Посреди ночи Анни проснулась. В узенькую щелочку между занавесками, отделявшими нишу от комнаты, она увидела, что в комнате горит маленькая лампа и возле стола сидят мама с папой.
– Конечно, я так счастлива, что ты вернулся… Как ты можешь в этом сомневаться?! – горячим шепотом убеждала мама. – Ну а что сходила несколько раз на танцы, так подумаешь… Разве это что-то значит? У меня никого другого не было, никого.
– Да-а, – сказал отец. – Верить или нет? А может, ты решила, что я завел себе кого-то, раз не писал так долго?
– А почему же ты не писал? – тихо спросила мама. – Нам пришлось столько всякого пережить, а люди… Чего они только не говорили…
– Не знаю. Не писал, и все… Оттуда вы казались мне такими далекими, – говорил отец. – Я ничего не могу с собой поделать, меня так и тянет бродяжничать. Такая уж у меня натура. В крови, что ли?
– Но теперь ведь ты вернулся и останешься с нами, – сказала мама.

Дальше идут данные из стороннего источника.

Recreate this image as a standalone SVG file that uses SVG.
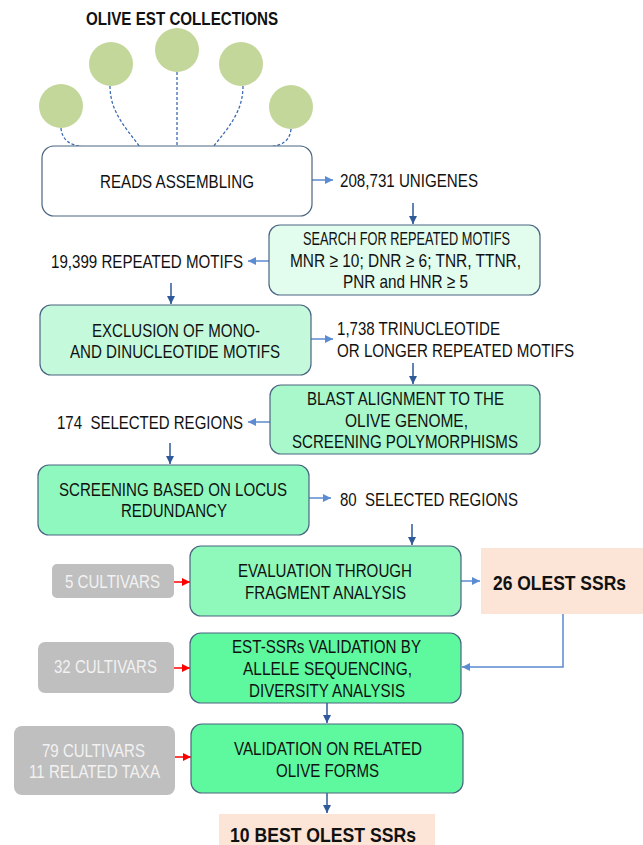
<svg xmlns="http://www.w3.org/2000/svg" width="643" height="845" viewBox="0 0 643 845">
<style>
text{font-family:"Liberation Sans",Arial,sans-serif;font-size:19px;fill:#111;}
.t{font-weight:bold;font-size:18px;}
.b{font-weight:bold;font-size:21px;}
.g{fill:#f2f2f2;}
.box{stroke:#4a6580;stroke-width:1.2;}
.gray{fill:#bfbfbf;}
.peach{fill:#fce5d6;}
.olive{fill:#c4d79b;}
.dash{fill:none;stroke:#3d6bb3;stroke-width:1.3;stroke-dasharray:3,2;}
.al{fill:none;stroke:#5b8bd0;stroke-width:1.5;}
.ad{fill:none;stroke:#2f5a9a;stroke-width:1.5;}
.ar{fill:none;stroke:#ff0000;stroke-width:1.5;}
</style>
<defs>
<marker id="ml" markerUnits="userSpaceOnUse" markerWidth="9" markerHeight="8" refX="8" refY="4" orient="auto"><path d="M0,0 L8,4 L0,8 z" fill="#5b8bd0"/></marker>
<marker id="md" markerUnits="userSpaceOnUse" markerWidth="9" markerHeight="8" refX="8" refY="4" orient="auto"><path d="M0,0 L8,4 L0,8 z" fill="#2f5a9a"/></marker>
<marker id="mr" markerUnits="userSpaceOnUse" markerWidth="9" markerHeight="8" refX="8" refY="4" orient="auto"><path d="M0,0 L8,4 L0,8 z" fill="#ff0000"/></marker>
</defs>

<g id="title"><text class="t" x="86" y="25" textLength="192" lengthAdjust="spacingAndGlyphs">OLIVE EST COLLECTIONS</text></g>

<g id="connectors">
<path class="dash" d="M61,128 C62,140 70,146 86,147"/>
<path class="dash" d="M110,86 C110,112 126,128 140,147"/>
<path class="dash" d="M177,72 L177,147"/>
<path class="dash" d="M243,86 C243,112 228,128 213,147"/>
<path class="dash" d="M291,129 C290,140 283,146 268,147"/>
<path class="al" d="M312,180 H333" marker-end="url(#ml)"/>
<path class="ad" d="M413,203 V224" marker-end="url(#md)"/>
<path class="al" d="M269,261 H248" marker-end="url(#ml)"/>
<path class="ad" d="M171,283 V304" marker-end="url(#md)"/>
<path class="al" d="M311,339 H333" marker-end="url(#ml)"/>
<path class="ad" d="M413,363 V384" marker-end="url(#md)"/>
<path class="al" d="M270,422 H248" marker-end="url(#ml)"/>
<path class="ad" d="M170,443 V464" marker-end="url(#md)"/>
<path class="al" d="M309,498 H331" marker-end="url(#ml)"/>
<path class="ad" d="M412,524 V545" marker-end="url(#md)"/>
<path class="al" d="M461,581 H480" marker-end="url(#ml)"/>
<path class="al" d="M563,614 V667 H462" marker-end="url(#ml)"/>
<path class="ar" d="M174,582 H190" marker-end="url(#mr)"/>
<path class="ar" d="M174,668 H190" marker-end="url(#mr)"/>
<path class="ad" d="M327,703 V723" marker-end="url(#md)"/>
<path class="ar" d="M175,757 H191" marker-end="url(#mr)"/>
<path class="ad" d="M327,793 V813" marker-end="url(#md)"/>
</g>

<g id="est1"><circle class="olive" cx="61" cy="106" r="22"/></g>
<g id="est2"><circle class="olive" cx="111" cy="64" r="22"/></g>
<g id="est3"><circle class="olive" cx="177" cy="50" r="22"/></g>
<g id="est4"><circle class="olive" cx="241" cy="64" r="22"/></g>
<g id="est5"><circle class="olive" cx="291" cy="107" r="22"/></g>

<g id="reads"><rect class="box" x="42" y="146" width="270" height="70" rx="12" fill="#ffffff"/>
<text x="100" y="188" textLength="154" lengthAdjust="spacingAndGlyphs">READS ASSEMBLING</text></g>

<g id="unigenes"><text x="340" y="187" textLength="138" lengthAdjust="spacingAndGlyphs">208,731 UNIGENES</text></g>

<g id="search"><rect class="box" x="269" y="225" width="271" height="70" rx="11" fill="#e2fcee"/>
<text x="303" y="245" textLength="207" lengthAdjust="spacingAndGlyphs">SEARCH FOR REPEATED MOTIFS</text>
<text x="290" y="267" textLength="231" lengthAdjust="spacingAndGlyphs">MNR ≥ 10; DNR ≥ 6; TNR, TTNR,</text>
<text x="343" y="288" textLength="125" lengthAdjust="spacingAndGlyphs">PNR and HNR ≥ 5</text></g>

<g id="repeated"><text x="51" y="268" textLength="192" lengthAdjust="spacingAndGlyphs">19,399 REPEATED MOTIFS</text></g>

<g id="exclusion"><rect class="box" x="40" y="305" width="271" height="70" rx="11" fill="#c5f9dc"/>
<text x="92" y="337" textLength="168" lengthAdjust="spacingAndGlyphs">EXCLUSION OF MONO-</text>
<text x="70" y="358" textLength="210" lengthAdjust="spacingAndGlyphs">AND DINUCLEOTIDE MOTIFS</text></g>

<g id="trinucleotide"><text x="337" y="335" textLength="163" lengthAdjust="spacingAndGlyphs">1,738 TRINUCLEOTIDE</text>
<text x="337" y="357" textLength="237" lengthAdjust="spacingAndGlyphs">OR LONGER REPEATED MOTIFS</text></g>

<g id="blast"><rect class="box" x="270" y="385" width="270" height="69" rx="11" fill="#a8f8cb"/>
<text x="307" y="405" textLength="197" lengthAdjust="spacingAndGlyphs">BLAST ALIGNMENT TO THE</text>
<text x="345" y="427" textLength="123" lengthAdjust="spacingAndGlyphs">OLIVE GENOME,</text>
<text x="292" y="448" textLength="226" lengthAdjust="spacingAndGlyphs">SCREENING POLYMORPHISMS</text></g>

<g id="sel174"><text x="57" y="429" textLength="186" lengthAdjust="spacingAndGlyphs">174&#160; SELECTED REGIONS</text></g>

<g id="screening"><rect class="box" x="38" y="465" width="271" height="70" rx="11" fill="#8ff8bf"/>
<text x="59" y="496" textLength="228" lengthAdjust="spacingAndGlyphs">SCREENING BASED ON LOCUS</text>
<text x="121" y="517" textLength="106" lengthAdjust="spacingAndGlyphs">REDUNDANCY</text></g>

<g id="sel80"><text x="340" y="506" textLength="178" lengthAdjust="spacingAndGlyphs">80&#160; SELECTED REGIONS</text></g>

<g id="evaluation"><rect class="box" x="190" y="546" width="271" height="70" rx="11" fill="#8ff8bb"/>
<text x="238" y="577" textLength="174" lengthAdjust="spacingAndGlyphs">EVALUATION THROUGH</text>
<text x="245" y="599" textLength="161" lengthAdjust="spacingAndGlyphs">FRAGMENT ANALYSIS</text></g>

<g id="olest26"><rect class="peach" x="481" y="548" width="162" height="66"/>
<text class="b" x="493" y="590" textLength="133" lengthAdjust="spacingAndGlyphs">26 OLEST SSRs</text></g>

<g id="cult5"><rect class="gray" x="52" y="564" width="122" height="34" rx="5"/>
<text class="g" x="65" y="588" textLength="95" lengthAdjust="spacingAndGlyphs">5 CULTIVARS</text></g>

<g id="estssr"><rect class="box" x="190" y="633" width="271" height="70" rx="11" fill="#5ef89e"/>
<text x="232" y="653" textLength="189" lengthAdjust="spacingAndGlyphs">EST-SSRs VALIDATION BY</text>
<text x="243" y="675" textLength="169" lengthAdjust="spacingAndGlyphs">ALLELE SEQUENCING,</text>
<text x="249" y="697" textLength="156" lengthAdjust="spacingAndGlyphs">DIVERSITY ANALYSIS</text></g>

<g id="cult32"><rect class="gray" x="38" y="642" width="136" height="51" rx="7"/>
<text class="g" x="54" y="673" textLength="103" lengthAdjust="spacingAndGlyphs">32 CULTIVARS</text></g>

<g id="validation"><rect class="box" x="191" y="724" width="272" height="69" rx="11" fill="#5ef89e"/>
<text x="234" y="755" textLength="188" lengthAdjust="spacingAndGlyphs">VALIDATION ON RELATED</text>
<text x="276" y="777" textLength="103" lengthAdjust="spacingAndGlyphs">OLIVE FORMS</text></g>

<g id="cult79"><rect class="gray" x="14" y="726" width="161" height="69" rx="8"/>
<text class="g" x="42" y="757" textLength="103" lengthAdjust="spacingAndGlyphs">79 CULTIVARS</text>
<text class="g" x="29" y="778" textLength="131" lengthAdjust="spacingAndGlyphs">11 RELATED TAXA</text></g>

<g id="best10"><rect class="peach" x="219" y="814" width="216" height="31"/>
<text class="b" x="230" y="842" textLength="186" lengthAdjust="spacingAndGlyphs">10 BEST OLEST SSRs</text></g>
</svg>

– А вдруг ты меня больше не любишь? – спросил отец.
– Люблю, ужасно люблю, – ответила мама.
– Ты всегда была для меня слишком хорошей, – сказал отец. – Такая красивая… и пела в хоре… И почему ты выбрала меня, не пойму? Ты могла бы найти себе парня и получше… Кто я такой? Драчун и скандалист.
– Да что теперь о старом говорить, – шепнула мама.
– И вот опять я причиняю тебе одни огорчения, – продолжал отец с мрачным видом. – Ты тут одна работала, надрывалась, выслушала столько всяких горьких слов. Непутевый я мужчина. Пожалуй, мне надо поворачивать назад.
– Я тебя не пущу, – сказала мама.
– Если бы ты знала, как живут там, на севере, – промолвил отец. – Полярная ночь, северное сияние. Суровый край… И жалкие лесные бараки. В них мы слушали трескучее радио и писали письма… Все писали, кроме меня. А я не писал. Знаешь что, я побуду здесь немножко, потом вернусь обратно, на север.
– Не пущу, – повторила мама.
– Да и девочка меня не признает, – вздохнул отец и посмотрел в сторону Анни. Сквозь щелку она увидела, что глаза его как-то странно блеснули.
– А девочка у нас необычная, в тебя пошла, – сказала мама и лукаво улыбнулась. – Она ведь была такая маленькая, когда ты ушел, вот теперь и чуждается тебя. Но увидишь, она привыкнет, все постепенно образуется и будет хорошо!
Отец молчал. Потом Анни услышала, как он произнес чужим, глухим голосом:
– Я не писал потому, что год просидел в каменном мешке.
Мама вскрикнула жалобно, как птица.
– За что? – спросила она шепотом, чуть слышно.
– Да было… Вступился раз, и вышла драка…
Долгое время в комнате стояла тишина.
– Ну что молчишь? Наверно, мне лучше уехать и оставить вас в покое, – сказал отец. – Да и работы мне, здесь, пожалуй, не найти. Поеду-ка я обратно. Там, на севере, не больно спрашивают, кто где в жизни побывал.
– Не пущу, не пущу, – жарким шепотом повторяла мама.
Анни повернулась лицом к стенке, вслушиваясь в посапывание Лассе. Но слезы все равно потекли. Прижимая к груди Деву и Воина, Анни долго и беззвучно плакала. В конце концов она уснула.